## ENTRIES SHOWN

● ● ● ●

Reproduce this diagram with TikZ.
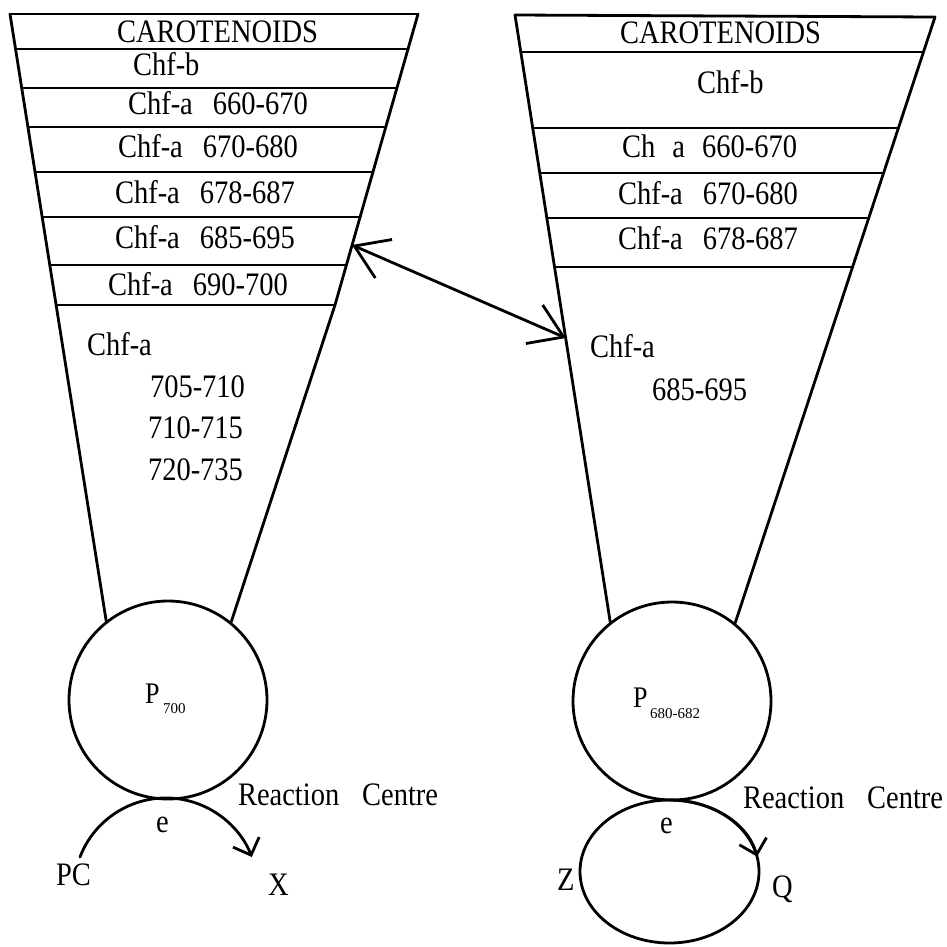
\documentclass[tikz,border=0pt]{standalone}
\usepackage{fontspec}
\usepackage{graphicx}
\setmainfont{Liberation Serif}
\usetikzlibrary{arrows.meta,shapes.geometric}
\newcommand{\vtx}[1]{\scalebox{1}[1.15]{#1}}
\begin{document}
\begin{tikzpicture}[x=1pt,y=1pt,
  ln/.style={line width=2.8pt, line cap=round, line join=round},
  lab/.style={anchor=base west, inner sep=0pt, outer sep=0pt, font=\fontsize{28.5}{32}\selectfont},
  plab/.style={anchor=base west, inner sep=0pt, outer sep=0pt, font=\fontsize{26}{28}\selectfont},
  sublab/.style={anchor=base west, inner sep=0pt, outer sep=0pt, font=\fontsize{15}{16}\selectfont},
  rcirc/.style={draw, circle, line width=2.8pt, minimum size=198pt, inner sep=0pt},
  bigtip/.style={{Straight Barb[length=32pt,width=42pt]}-{Straight Barb[length=32pt,width=42pt]}},
  smalltip/.style={-{Straight Barb[length=14pt,width=28pt]}}
]
\useasboundingbox (0,0) rectangle (947,-946);

% ---------- circles (reaction centres) ----------
\node[rcirc] (lc) at (168,-700) {};
\node[rcirc] (rc) at (672,-701) {};
\node[draw, ellipse, line width=2.8pt, minimum width=179pt, minimum height=143pt, inner sep=0pt] (el) at (669.5,-871.5) {};

% ---------- left funnel ----------
\coordinate (LTL) at (10,-14);
\coordinate (LTR) at (418,-14);
\coordinate (LRM) at (335,-305);
\draw[ln] (LTL) -- (LTR);
\draw[ln] (LTL) -- (lc.128);
\draw[ln] (LTR) -- (LRM) -- (lc.51);
\draw[ln] (15.6,-49) -- (408.0,-49);
\draw[ln] (21.8,-88) -- (396.9,-88);
\draw[ln] (28.0,-127) -- (385.8,-127);
\draw[ln] (35.2,-172) -- (372.9,-172);
\draw[ln] (42.4,-217) -- (360.1,-217);
\draw[ln] (50.0,-265) -- (346.4,-265);
\draw[ln] (56.6,-305) -- (335.0,-305);

\node[lab] (l1) at (117,-42) {\vtx{CAROTENOIDS}};
\node[lab] (l2) at (133,-75) {\vtx{Chf-b}};
\node[lab] (l3) at (128,-114) {\vtx{Chf-a\hspace{0.7em}660-670}};
\node[lab] (l4) at (118,-157) {\vtx{Chf-a\hspace{0.7em}670-680}};
\node[lab] (l5) at (115,-203) {\vtx{Chf-a\hspace{0.7em}678-687}};
\node[lab] (l6) at (115,-248) {\vtx{Chf-a\hspace{0.7em}685-695}};
\node[lab] (l7) at (108,-295) {\vtx{Chf-a\hspace{0.7em}690-700}};
\node[lab] (l8) at (87,-355) {\vtx{Chf-a}};
\node[lab] (l9) at (150,-397) {\vtx{705-710}};
\node[lab] (l10) at (148,-438) {\vtx{710-715}};
\node[lab] (l11) at (148,-480) {\vtx{720-735}};

% ---------- right funnel ----------
\coordinate (RTL) at (515,-15);
\coordinate (RTR) at (935,-17);
\draw[ln] (RTL) -- (RTR);
\draw[ln] (RTL) -- (rc.128);
\draw[ln] (RTR) -- (rc.51);
\draw[ln] (520.8,-52) -- (922.7,-52);
\draw[ln] (532.8,-128) -- (897.5,-128);
\draw[ln] (539.9,-173) -- (882.6,-173);
\draw[ln] (547.0,-218) -- (867.8,-218);
\draw[ln] (554.7,-267) -- (851.6,-267);

\node[lab] (r1) at (620,-43) {\vtx{CAROTENOIDS}};
\node[lab] (r2) at (697,-93) {\vtx{Chf-b}};
\node[lab] (r3) at (622,-157) {\vtx{Ch\hspace{0.6em}a\hspace{0.6em}660-670}};
\node[lab] (r4) at (618,-204) {\vtx{Chf-a\hspace{0.7em}670-680}};
\node[lab] (r5) at (618,-249) {\vtx{Chf-a\hspace{0.7em}678-687}};
\node[lab] (r6) at (590,-357) {\vtx{Chf-a}};
\node[lab] (r7) at (652,-400) {\vtx{685-695}};

% ---------- double arrow between funnels ----------
\coordinate (al) at (352,-245);
\coordinate (ar) at (566,-338);
\draw[ln, bigtip] (al) -- (ar);

% ---------- reaction centre labels ----------
\node[plab] (p1) at (145,-703) {\vtx{P}};
\node[sublab] (p1s) at (163,-713) {700};
\node[plab] (p2) at (633,-707) {\vtx{P}};
\node[sublab] (p2s) at (650,-718) {680-682};

% left electron transfer
\coordinate (lpc) at (80,-857);
\draw[ln, smalltip] (lpc) arc[start angle=159, end angle=21, radius=92];
\node[lab] (le) at (156,-832) {\vtx{e}};
\node[lab] (lPC) at (56,-885) {\vtx{PC}};
\node[lab] (lX) at (268,-895) {\vtx{X}};
\node[lab] (lrc) at (238,-805) {\vtx{Reaction\hspace{0.8em}Centre}};

% right electron transfer
\coordinate (etop) at (669.5,-800);
\draw[ln, smalltip] (etop) arc[start angle=90, end angle=12, x radius=89.5, y radius=71.5];
\node[lab] (re) at (660,-833) {\vtx{e}};
\node[lab] (rZ) at (557,-890) {\vtx{Z}};
\node[lab] (rQ) at (772,-897) {\vtx{Q}};
\node[lab] (rrc) at (743,-808) {\vtx{Reaction\hspace{0.8em}Centre}};
\end{tikzpicture}
\end{document}
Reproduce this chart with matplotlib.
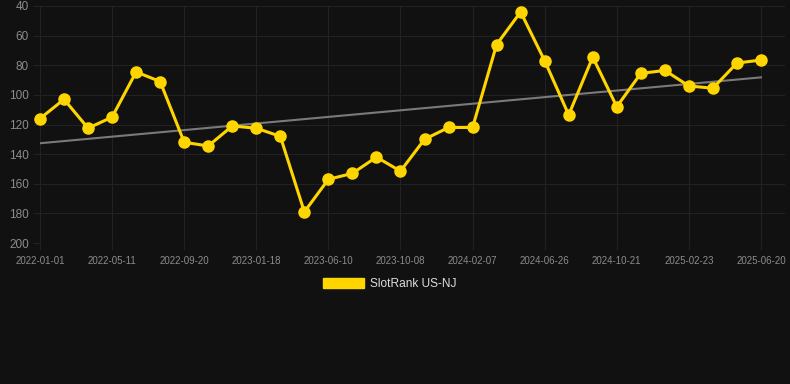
import numpy as np
import matplotlib
matplotlib.use("Agg")
import matplotlib.pyplot as plt
from matplotlib.patches import Patch

plt.rcParams["font.family"] = ["Liberation Sans", "DejaVu Sans"]

# rank values, one point per period (31 periods)
ranks = [116, 103, 122.5, 115, 84.5, 91, 132, 134.5, 121, 122.5, 128,
         179, 157, 153, 142, 151.5, 130, 122, 122, 66, 44, 77, 113.5,
         74.5, 108, 85.5, 83.5, 94, 95.5, 78.5, 76.5]
# labels shown every third point
tick_labels = ["2022-01-01", "2022-05-11", "2022-09-20", "2023-01-18",
               "2023-06-10", "2023-10-08", "2024-02-07", "2024-06-26",
               "2024-10-21", "2025-02-23", "2025-06-20"]
series_name = "SlotRank US-NJ"

bg = "#111111"
gold = "#FFD500"
grid_c = "#222222"
txt_c = "#8c8c8c"

x = np.arange(len(ranks))
y = np.array(ranks, dtype=float)

fig = plt.figure(figsize=(7.9, 3.84), dpi=100, facecolor=bg)
ax = fig.add_axes([40 / 790, 1 - 243 / 384, 745 / 790, 237 / 384])
ax.set_facecolor(bg)

# trend line (least squares)
k, b = np.polyfit(x, y, 1)
ax.plot(x, k * x + b, color="#7a7a7a", lw=1.5, zorder=2)

ax.plot(x, y, color=gold, lw=2.2, marker="o", ms=8, mfc=gold, mec=gold,
        zorder=3, clip_on=False)

ax.set_xlim(0, 31)
ax.set_ylim(200, 40)
ax.set_yticks(range(40, 201, 20))
ax.set_xticks(x[::3])
ax.set_xticklabels(tick_labels)
ax.grid(True, color=grid_c, lw=0.8)
for s in ax.spines.values():
    s.set_visible(False)
ax.tick_params(axis="y", colors=grid_c, labelcolor=txt_c, labelsize=8.5, length=5, pad=3)
ax.tick_params(axis="x", colors=grid_c, labelcolor=txt_c, labelsize=7, length=5, pad=4)

fig.legend(handles=[Patch(facecolor=gold, edgecolor=gold)], labels=[series_name],
           loc="center", bbox_to_anchor=(390 / 790, 1 - 284 / 384), frameon=False,
           labelcolor="#dddddd", fontsize=8.6, handlelength=3.4, handleheight=0.9,
           handletextpad=0.5)

fig.savefig("out.png", dpi=100, facecolor=bg)
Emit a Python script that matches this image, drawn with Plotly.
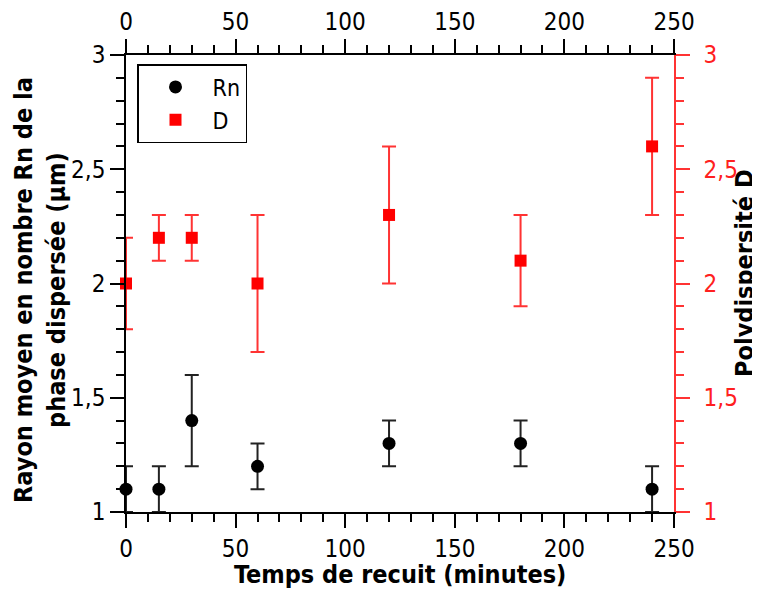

● ● ● ●

## WHAT YOU WILL DO
Start at the top of the entries and repeat each line exactly, ending at the line that contains "(56.6,-305) -- (335.0,-305);". Pictures are not part of the copy.

## RESULT
Reproduce this diagram with TikZ.
\documentclass[tikz,border=0pt]{standalone}
\usepackage{fontspec}
\usepackage{graphicx}
\setmainfont{Liberation Serif}
\usetikzlibrary{arrows.meta,shapes.geometric}
\newcommand{\vtx}[1]{\scalebox{1}[1.15]{#1}}
\begin{document}
\begin{tikzpicture}[x=1pt,y=1pt,
  ln/.style={line width=2.8pt, line cap=round, line join=round},
  lab/.style={anchor=base west, inner sep=0pt, outer sep=0pt, font=\fontsize{28.5}{32}\selectfont},
  plab/.style={anchor=base west, inner sep=0pt, outer sep=0pt, font=\fontsize{26}{28}\selectfont},
  sublab/.style={anchor=base west, inner sep=0pt, outer sep=0pt, font=\fontsize{15}{16}\selectfont},
  rcirc/.style={draw, circle, line width=2.8pt, minimum size=198pt, inner sep=0pt},
  bigtip/.style={{Straight Barb[length=32pt,width=42pt]}-{Straight Barb[length=32pt,width=42pt]}},
  smalltip/.style={-{Straight Barb[length=14pt,width=28pt]}}
]
\useasboundingbox (0,0) rectangle (947,-946);

% ---------- circles (reaction centres) ----------
\node[rcirc] (lc) at (168,-700) {};
\node[rcirc] (rc) at (672,-701) {};
\node[draw, ellipse, line width=2.8pt, minimum width=179pt, minimum height=143pt, inner sep=0pt] (el) at (669.5,-871.5) {};

% ---------- left funnel ----------
\coordinate (LTL) at (10,-14);
\coordinate (LTR) at (418,-14);
\coordinate (LRM) at (335,-305);
\draw[ln] (LTL) -- (LTR);
\draw[ln] (LTL) -- (lc.128);
\draw[ln] (LTR) -- (LRM) -- (lc.51);
\draw[ln] (15.6,-49) -- (408.0,-49);
\draw[ln] (21.8,-88) -- (396.9,-88);
\draw[ln] (28.0,-127) -- (385.8,-127);
\draw[ln] (35.2,-172) -- (372.9,-172);
\draw[ln] (42.4,-217) -- (360.1,-217);
\draw[ln] (50.0,-265) -- (346.4,-265);
\draw[ln] (56.6,-305) -- (335.0,-305);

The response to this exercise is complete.